--- Begin GIVEN RECORDS ---

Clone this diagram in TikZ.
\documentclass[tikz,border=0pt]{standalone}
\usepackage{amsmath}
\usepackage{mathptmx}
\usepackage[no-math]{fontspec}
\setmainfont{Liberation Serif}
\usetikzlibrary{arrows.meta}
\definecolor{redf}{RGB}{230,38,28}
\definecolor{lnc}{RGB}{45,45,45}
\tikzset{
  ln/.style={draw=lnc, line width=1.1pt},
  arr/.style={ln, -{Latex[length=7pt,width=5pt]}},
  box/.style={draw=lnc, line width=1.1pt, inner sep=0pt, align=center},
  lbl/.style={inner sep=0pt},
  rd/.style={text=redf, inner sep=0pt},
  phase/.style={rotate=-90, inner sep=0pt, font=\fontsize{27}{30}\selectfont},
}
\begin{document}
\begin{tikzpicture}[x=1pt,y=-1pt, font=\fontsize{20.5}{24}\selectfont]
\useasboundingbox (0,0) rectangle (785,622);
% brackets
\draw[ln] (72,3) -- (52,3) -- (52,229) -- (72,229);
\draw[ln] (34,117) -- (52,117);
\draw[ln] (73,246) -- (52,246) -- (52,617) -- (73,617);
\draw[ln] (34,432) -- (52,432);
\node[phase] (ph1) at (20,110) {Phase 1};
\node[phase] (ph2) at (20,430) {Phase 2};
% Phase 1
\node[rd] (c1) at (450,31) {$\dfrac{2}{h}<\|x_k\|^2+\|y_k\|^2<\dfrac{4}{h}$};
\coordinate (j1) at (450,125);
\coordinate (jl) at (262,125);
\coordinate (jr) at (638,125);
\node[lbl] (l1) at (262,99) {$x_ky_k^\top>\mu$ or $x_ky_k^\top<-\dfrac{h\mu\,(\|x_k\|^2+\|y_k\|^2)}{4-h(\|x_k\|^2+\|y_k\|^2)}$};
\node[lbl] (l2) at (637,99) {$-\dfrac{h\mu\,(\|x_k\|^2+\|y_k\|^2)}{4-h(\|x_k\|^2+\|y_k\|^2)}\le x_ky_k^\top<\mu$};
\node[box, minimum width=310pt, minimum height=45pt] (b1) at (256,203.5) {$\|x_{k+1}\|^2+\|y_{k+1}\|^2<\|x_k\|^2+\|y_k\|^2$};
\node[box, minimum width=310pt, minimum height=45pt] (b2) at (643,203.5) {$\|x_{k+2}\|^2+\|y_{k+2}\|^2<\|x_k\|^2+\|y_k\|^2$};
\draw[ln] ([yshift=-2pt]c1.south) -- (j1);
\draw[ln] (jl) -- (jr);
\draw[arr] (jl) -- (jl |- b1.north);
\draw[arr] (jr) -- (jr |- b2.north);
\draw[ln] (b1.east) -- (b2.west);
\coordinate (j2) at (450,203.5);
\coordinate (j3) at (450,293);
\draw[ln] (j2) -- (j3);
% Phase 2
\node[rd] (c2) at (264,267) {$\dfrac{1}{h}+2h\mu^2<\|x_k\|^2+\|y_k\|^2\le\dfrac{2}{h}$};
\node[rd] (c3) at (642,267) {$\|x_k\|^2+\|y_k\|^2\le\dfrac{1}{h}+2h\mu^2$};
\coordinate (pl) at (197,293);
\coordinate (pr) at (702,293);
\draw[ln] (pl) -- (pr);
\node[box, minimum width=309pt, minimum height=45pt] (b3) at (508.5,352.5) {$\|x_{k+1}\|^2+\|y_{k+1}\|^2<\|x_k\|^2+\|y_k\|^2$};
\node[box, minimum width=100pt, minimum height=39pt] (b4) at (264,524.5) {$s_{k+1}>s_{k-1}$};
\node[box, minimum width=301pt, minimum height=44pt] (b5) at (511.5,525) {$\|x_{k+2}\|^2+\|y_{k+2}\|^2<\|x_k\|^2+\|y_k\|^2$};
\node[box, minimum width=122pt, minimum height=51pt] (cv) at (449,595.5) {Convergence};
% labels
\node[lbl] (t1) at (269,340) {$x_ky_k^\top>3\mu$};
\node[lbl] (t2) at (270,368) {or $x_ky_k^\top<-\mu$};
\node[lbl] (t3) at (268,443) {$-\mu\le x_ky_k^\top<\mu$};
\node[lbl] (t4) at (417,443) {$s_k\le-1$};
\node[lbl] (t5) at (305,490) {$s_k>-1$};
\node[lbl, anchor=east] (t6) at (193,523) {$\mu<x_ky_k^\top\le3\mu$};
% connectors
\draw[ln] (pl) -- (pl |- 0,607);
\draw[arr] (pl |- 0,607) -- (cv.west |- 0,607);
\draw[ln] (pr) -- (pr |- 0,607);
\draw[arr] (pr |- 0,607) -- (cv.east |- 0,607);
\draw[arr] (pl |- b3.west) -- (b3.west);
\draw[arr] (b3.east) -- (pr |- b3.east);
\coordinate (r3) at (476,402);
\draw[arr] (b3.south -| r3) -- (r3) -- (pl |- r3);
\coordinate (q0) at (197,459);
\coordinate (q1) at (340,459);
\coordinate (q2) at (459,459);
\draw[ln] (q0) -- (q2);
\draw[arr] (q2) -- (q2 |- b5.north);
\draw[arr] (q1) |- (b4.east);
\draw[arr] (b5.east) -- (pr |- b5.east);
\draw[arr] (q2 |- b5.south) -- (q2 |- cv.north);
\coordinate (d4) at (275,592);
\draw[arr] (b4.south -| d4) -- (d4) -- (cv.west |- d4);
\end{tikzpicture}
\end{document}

--- End GIVEN RECORDS ---
--- Begin GIVEN RECORDS ---

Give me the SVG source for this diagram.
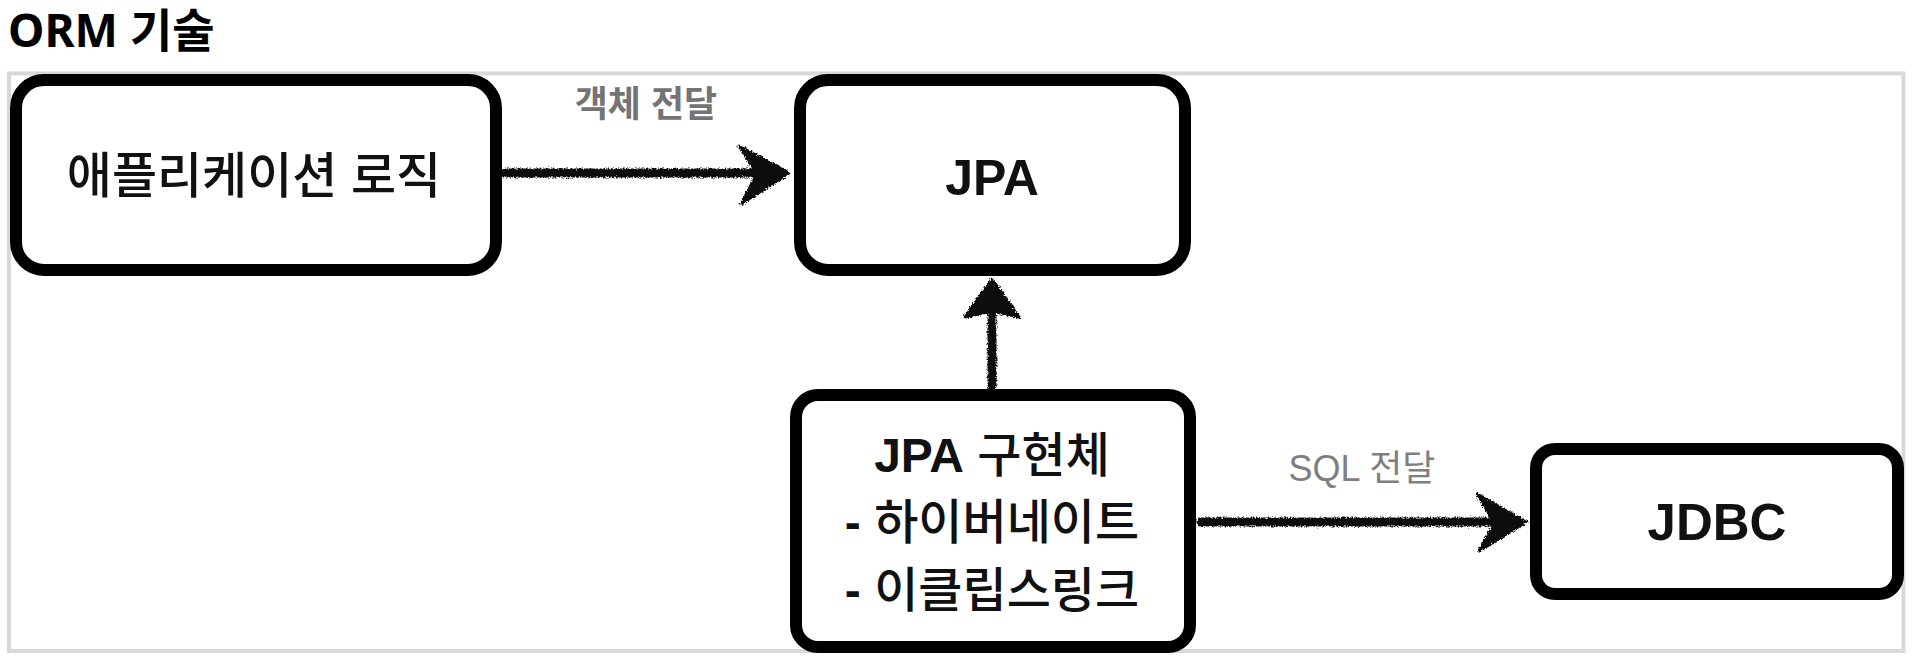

--- End GIVEN RECORDS ---

§ **THE REQUEST**
In the records above, how many lines contain the word "this"? Give the number alone.

§ **RESPONSE TO THE EXERCISE**
2